The Ministry of Finance has highlighted significant improvements in Ghana’s macroeconomic performance, citing lower inflation, reduced interest rates, and a stronger cedi as signs of a broad-based economic recovery in 2025.
In a press statement dated February 23, 2026, the Ministry reported that provisional real GDP growth reached 6.1 percent year-on-year in the first three quarters of 2025, driven mainly by the services and agriculture sectors. Non-oil GDP growth was even stronger at 7.5 percent, compared to 5.8 percent during the same period in 2024.
Inflation, which remained high at the end of 2024, declined consistently for thirteen consecutive months — falling from 23.5 percent in January 2025 to 3.8 percent by January 2026.
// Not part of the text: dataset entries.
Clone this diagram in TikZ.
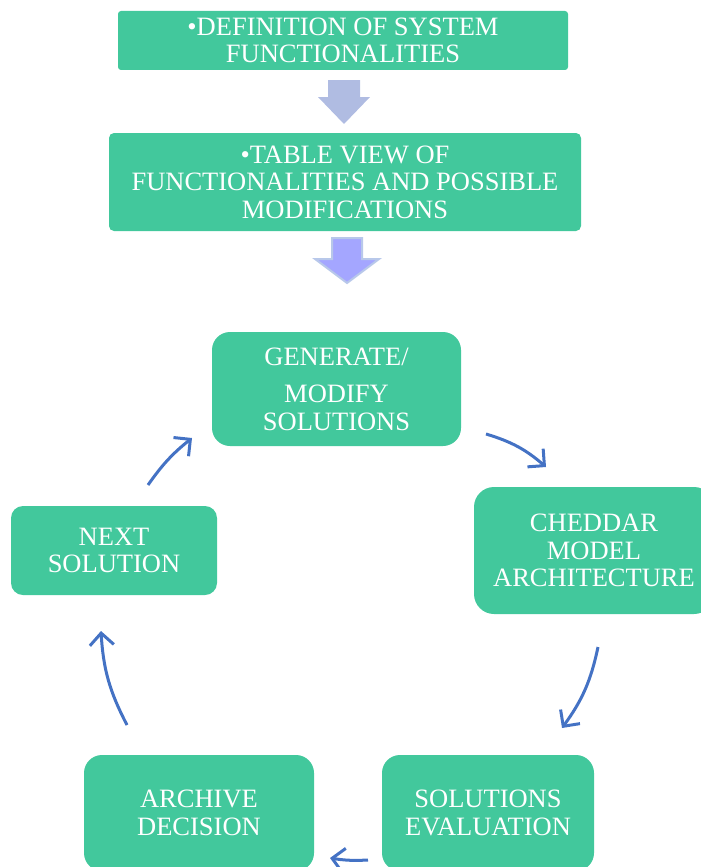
\documentclass[tikz,border=0pt]{standalone}
\usepackage{fontspec}
\setmainfont{Liberation Serif}
\usetikzlibrary{arrows.meta}
\definecolor{boxgreen}{HTML}{42C89C}
\definecolor{arrowblue}{HTML}{4472C4}
\definecolor{blockA}{HTML}{B0BCE2}
\definecolor{blockB}{HTML}{A4A6FF}
\definecolor{blockBedge}{HTML}{B8C8EA}
\tikzset{
  gbox/.style={fill=boxgreen, draw=none, text=white, align=center,
    font=\fontsize{26.5}{27.5}\selectfont, inner sep=0pt},
  cyc/.style={draw=arrowblue, line width=3pt,
    -{Straight Barb[length=12pt,width=24pt,line width=3pt]}}
}
\begin{document}
\begin{tikzpicture}[x=1pt,y=-1pt]
\useasboundingbox (0,0) rectangle (701,867);
\clip (0,0) rectangle (701,867);
% top boxes
\node[gbox, rounded corners=3pt, minimum width=450pt, minimum height=59pt] (def) at (343,40.5)
  {•DEFINITION OF SYSTEM\\FUNCTIONALITIES};
\node[gbox, rounded corners=5pt, minimum width=472pt, minimum height=98pt] (tab) at (345,182)
  {•TABLE VIEW OF\\FUNCTIONALITIES AND POSSIBLE\\MODIFICATIONS};
% block arrows
\coordinate (b1) at (344,80);
\fill[blockA] (328,80) -- (360,80) -- (360,97) -- (370,97) -- (344,124) -- (318,97) -- (328,97) -- cycle;
\coordinate (b2) at (347,237);
\filldraw[fill=blockB, draw=blockBedge, line width=2pt] (332,238) -- (362,238) -- (362,259) -- (379,259) -- (347,283) -- (315,259) -- (332,259) -- cycle;
% cycle boxes
\node[gbox, rounded corners=18pt, minimum width=249pt, minimum height=114pt] (gen) at (336.5,389)
  {GENERATE/\\[10pt]MODIFY\\SOLUTIONS};
\node[gbox, rounded corners=20pt, minimum width=240pt, minimum height=127pt] (ched) at (594,550.5)
  {CHEDDAR\\MODEL\\ARCHITECTURE};
\node[gbox, rounded corners=18pt, minimum width=212pt, minimum height=116pt] (eval) at (488,813)
  {SOLUTIONS\\EVALUATION};
\node[gbox, rounded corners=18pt, minimum width=230pt, minimum height=116pt] (arch) at (199,813)
  {ARCHIVE\\DECISION};
\node[gbox, rounded corners=12pt, minimum width=206pt, minimum height=89pt] (next) at (114,550.5)
  {NEXT\\SOLUTION};
% cycle arrows
\coordinate (a1s) at (486,434); \coordinate (a1e) at (546,467);
\coordinate (a2s) at (598,647); \coordinate (a2e) at (562,728);
\coordinate (a3s) at (368,860); \coordinate (a3e) at (330,858);
\coordinate (a4s) at (127,725); \coordinate (a4e) at (101,631);
\coordinate (a5s) at (148,485); \coordinate (a5e) at (192,438);
\draw[cyc] (a1s) to[bend left=12] (a1e);
\draw[cyc] (a2s) to[bend left=12] (a2e);
\draw[cyc] (a3s) to[bend left=6] (a3e);
\draw[cyc] (a4s) to[bend left=12] (a4e);
\draw[cyc] (a5s) to[bend left=8] (a5e);
\end{tikzpicture}
\end{document}
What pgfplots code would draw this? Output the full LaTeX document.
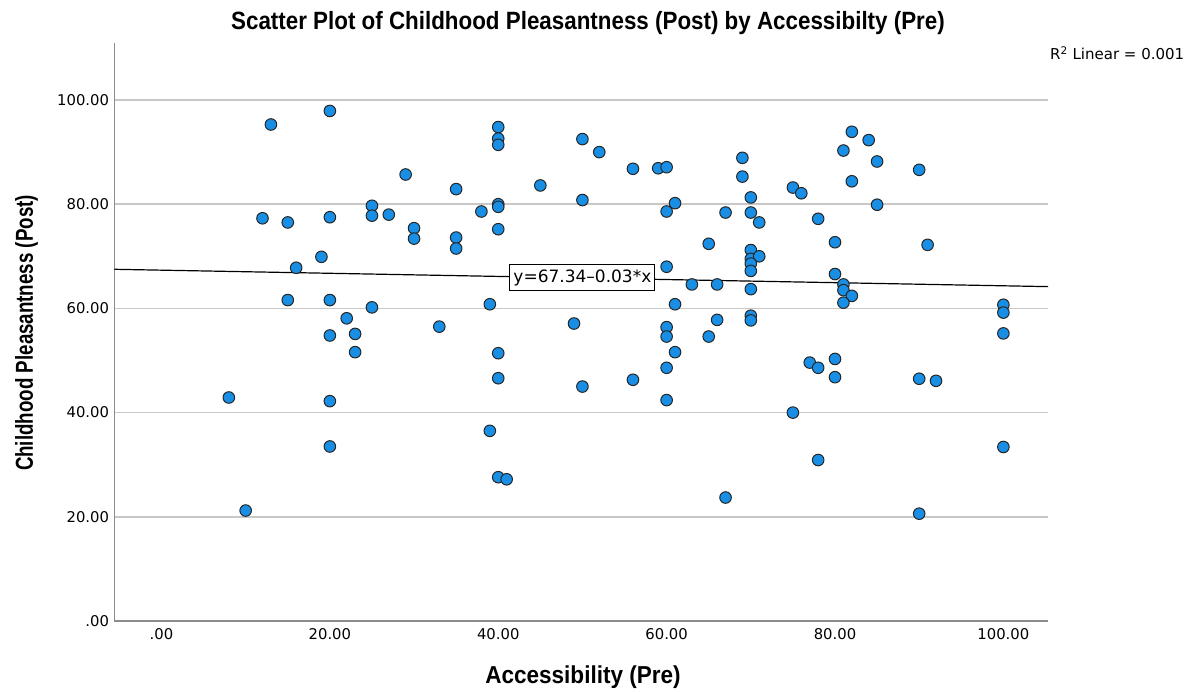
\documentclass[border=0pt]{standalone}
\usepackage{pgfplots}
\pgfplotsset{compat=1.18}
\usepackage{fontspec}
\setmainfont{Liberation Sans}
\newfontfamily\tickfont{DejaVu Sans}
\usepackage{graphicx}

\definecolor{dotblue}{RGB}{24,142,228}
\definecolor{gridgray}{RGB}{200,200,200}
\definecolor{axgray}{RGB}{140,140,140}

\pgfplotstableread{
x y
8 42.9
10 21.2
12 77.3
13 95.3
15 76.5
15 61.6
16 67.8
19 69.9
20 97.9
20 77.5
20 61.6
20 54.8
20 42.2
20 33.5
22 58.1
23 55.1
23 51.6
25 79.7
25 77.8
25 60.2
27 78.0
29 85.7
30 75.4
30 73.4
33 56.5
35 82.9
35 73.6
35 71.5
38 78.6
39 60.8
39 36.5
40 94.8
40 92.6
40 91.4
40 80.0
40 79.5
40 75.2
40 51.4
40 46.6
40 27.6
41 27.2
45 83.6
49 57.1
50 92.5
50 80.8
50 45.0
52 90.0
56 86.8
56 46.3
59 86.9
60 87.1
60 78.6
61 80.2
60 68.0
61 60.8
60 56.4
60 54.6
61 51.6
60 48.6
60 42.4
63 64.6
66 64.6
65 72.4
66 57.8
65 54.6
67 78.4
67 23.7
69 88.9
69 85.3
70 81.3
70 78.4
71 76.5
70 71.2
70 69.5
71 70.0
70 68.6
70 67.2
70 63.7
70 58.6
70 57.7
75 83.2
76 82.1
78 77.2
80 72.7
80 66.6
81 64.6
81 63.5
82 62.4
81 61.1
82 93.9
84 92.3
81 90.3
82 84.4
85 88.2
85 79.9
77 49.6
78 48.6
80 50.3
80 46.8
75 40.0
78 30.9
90 86.6
91 72.2
100 60.7
100 59.2
100 55.2
90 46.5
92 46.1
100 33.4
90 20.6
}\scores

\begin{document}
\begin{tikzpicture}
\begin{axis}[
  scale only axis,
  width=933.5pt, height=578.3pt,
  xmin=-5.58, xmax=105.3,
  ymin=0, ymax=111.0,
  axis lines=left,
  axis line style={-, axgray, line width=1.3pt},
  xtick={0,20,40,60,80,100},
  ytick={0,20,40,60,80,100},
  xticklabels={.00,20.00,40.00,60.00,80.00,100.00},
  yticklabels={.00,20.00,40.00,60.00,80.00,100.00},
  major tick length=0pt,
  ymajorgrids,
  grid style={gridgray, line width=1.5pt},
  tick label style={font=\tickfont\fontsize{14.8}{16}\selectfont},
  xticklabel style={yshift=-4pt},
  yticklabel style={xshift=-2pt},
  clip=false,
]
\coordinate (sw) at (rel axis cs:0,0);
% fitted line y = 67.34 - 0.03 x across the plotted range
\addplot[black, line width=1.2pt] coordinates {(-5.58,67.507) (105.3,64.181)};
\addplot[only marks, mark=*, mark size=5.8pt,
  mark options={fill=dotblue, draw=black!85, line width=1pt}]
  table[x=x, y=y] {\scores};
\node[draw=black, line width=1pt, fill=white, inner xsep=3.5pt, inner ysep=5pt,
  font=\tickfont\fontsize{17}{19}\selectfont]
  at (axis cs:50,65.9) {y=67.34\textendash0.03*x};
\end{axis}
\node[font=\bfseries\fontsize{25}{28}\selectfont] at ([shift={(473.5pt,598pt)}]sw)
  {\scalebox{0.895}[1]{Scatter Plot of Childhood Pleasantness (Post) by Accessibilty (Pre)}};
\node[font=\bfseries\fontsize{24.5}{27}\selectfont] at ([shift={(468.5pt,-56pt)}]sw)
  {\scalebox{0.92}[1]{Accessibility (Pre)}};
\node[font=\bfseries\fontsize{24.5}{27}\selectfont, rotate=90] at ([shift={(-88pt,288pt)}]sw)
  {\scalebox{0.765}[1]{Childhood Pleasantness (Post)}};
\node[anchor=west, inner sep=0pt, font=\tickfont\fontsize{15}{17}\selectfont]
  at ([shift={(935.5pt,568pt)}]sw) {R\textsuperscript{2} Linear = 0.001};
\path (sw) ++(-114.5pt,-70pt) rectangle ++(1196pt,691pt);
\end{tikzpicture}
\end{document}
Interest rates also saw a marked reduction. The 91-day Treasury bill rate dropped from 27.7 percent at the end of 2024 to 6.5 percent in February 2026. Meanwhile, average commercial lending rates eased from 30.25 percent in 2024 to 20.45 percent in 2025.
The Ghana cedi strengthened significantly against major international currencies, appreciating by 40.7 percent against the US dollar by the end of December 2025. It also gained 30.9 percent against the pound sterling and 24.0 percent against the euro.
Ghana’s current account recorded a surplus of US$9.1 billion, while gross international reserves rose to US$13.8 billion — equivalent to 5.7 months of import cover.
The Ministry attributed the improvements to coordinated fiscal and monetary policies aimed at stabilising the economy and restoring investor confidence. It emphasised that maintaining macroeconomic stability remains central to the government’s strategy to sustain growth, boost private sector activity, and improve living standards.